Abbott penalized in Depakote drug Case

Abbott penalized in Depakote drug CaseDrug maker Abbott Laboratories (ABT) has lost the Depakote drug case in the US and has been sentenced to pay criminal liabilities.

U. S. District Court Judge Samuel Wilson of the Western District of Virginia ahs ordered the company to pay $500 million in criminal fine, forfeit another $198.5 million and pay $1.5 million to the Virginia Medicaid Fraud Control Unit. The company will also face a five year term of probation after it was proven guilty in the court.

"Abbott unlawfully targeted a vulnerable population, the elderly, through its off-label promotion. The court's sentence makes clear that those who engage in such conduct will be prosecuted and held accountable," said Timothy Heaphy, U. S. Attorney for the Western District of Virginia.

The company is accused of promoting its off-label antiseizure drug Depakote in the country. Abbott Laboratories, which is based in Abbott Park, Illinois, had pleaded guilty in May to the charges and agreed to pay $1.6 billion to settle the criminal and civil obligations linked to the illegal promotion of its Depakote drug.

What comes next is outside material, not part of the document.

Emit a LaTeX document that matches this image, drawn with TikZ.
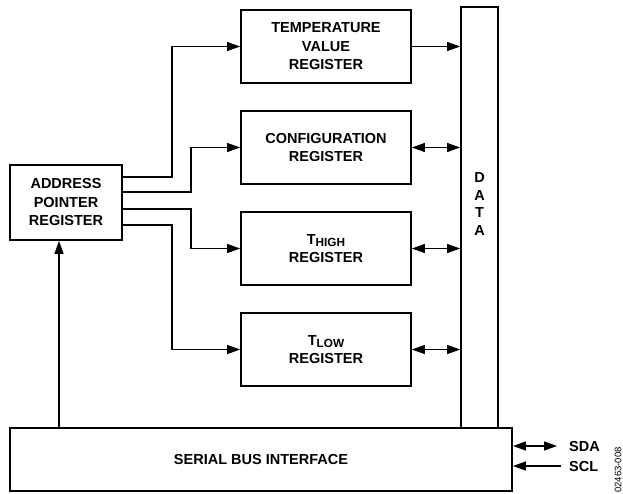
\documentclass[tikz,border=0pt]{standalone}
\usepackage{fontspec}
\setmainfont{Liberation Sans}
\usetikzlibrary{arrows.meta}

\tikzset{
  regbox/.style={draw, line width=1.8pt, align=center, font=\bfseries, minimum width=170pt, minimum height=73pt, inner sep=0pt},
  link/.style={line width=1.3pt}
}
\newcommand{\sub}[1]{\raisebox{-0.35ex}{\fontsize{11.8}{11.8}\selectfont #1}}

\begin{document}
\fontsize{14.5}{18.5}\selectfont
\begin{tikzpicture}[x=1pt,y=-1pt, >={Triangle[length=13pt,width=9pt]}]
            \useasboundingbox (0,0) rectangle (623,493);
            \node[regbox] (temp) at (326,46.5) {TEMPERATURE\\VALUE\\REGISTER};
            \node[regbox] (conf) at (326,147.5) {CONFIGURATION\\REGISTER};
            \node[regbox] (thigh) at (326,248.5) {T\sub{HIGH}\\REGISTER};
            \node[regbox] (tlow) at (326,349.5) {T\sub{LOW}\\REGISTER};
            \node[regbox, minimum width=112pt, minimum height=75pt] (addr) at (66,202.5) {ADDRESS\\POINTER\\REGISTER};
            \node[regbox, minimum width=37pt, minimum height=421pt] (data) at (479.5,217.5) {};
            \node[font=\bfseries, align=center, inner sep=0pt, text height=10pt] (datalbl) at (479.5,230) {D\\[-1pt]A\\[-1pt]T\\[-1pt]A};
            \node[regbox, minimum width=502pt, minimum height=63pt] (ser) at (261,459.5) {SERIAL BUS INTERFACE};
            \node[font=\bfseries, anchor=west, inner sep=0pt] (sda) at (569,446) {SDA};
            \node[font=\bfseries, anchor=west, inner sep=0pt] (scl) at (569,466) {SCL};
            \node[rotate=90, font=\fontsize{9.5}{9.5}\selectfont, inner sep=0pt] (code) at (618,470) {02463-008};
            \coordinate (up) at (59,0);
            % address pointer to the registers
            \draw[link,->] ([yshift=25.5pt]addr.east) -- ++(49,0) |- (temp.west);
            \draw[link,->] ([yshift=10.5pt]addr.east) -- ++(68,0) |- (conf.west);
            \draw[link,->] ([yshift=-6.5pt]addr.east) -- ++(68,0) |- (thigh.west);
            \draw[link,->] ([yshift=-22.5pt]addr.east) -- ++(49,0) |- (tlow.west);
            % registers to data bus
            \draw[link,->] (temp.east) -- (temp.east -| data.west);
            \draw[link,<->] (conf.east) -- (conf.east -| data.west);
            \draw[link,<->] (thigh.east) -- (thigh.east -| data.west);
            \draw[link,<->] (tlow.east) -- (tlow.east -| data.west);
            \draw[link,->] (up |- ser.north) -- (up |- addr.south);
            \draw[link,<->, shorten >=12pt] ([yshift=13.5pt]ser.east) -- (sda.west);
            \draw[link,->, shorten <=8pt] (scl.west) -- ([yshift=-6.5pt]ser.east);
        \end{tikzpicture}
\end{document}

The company said that it promoted Depakote off-label to treat behavioral disturbances in dementia patients between January 1998 and December 2006 and it also promoted the drug to treat schizophrenia between January 2002 and December 2006. Both the uses were not approved by the U. S. Food and Drug Administration and the company did not have the legal right to promote the products in the market.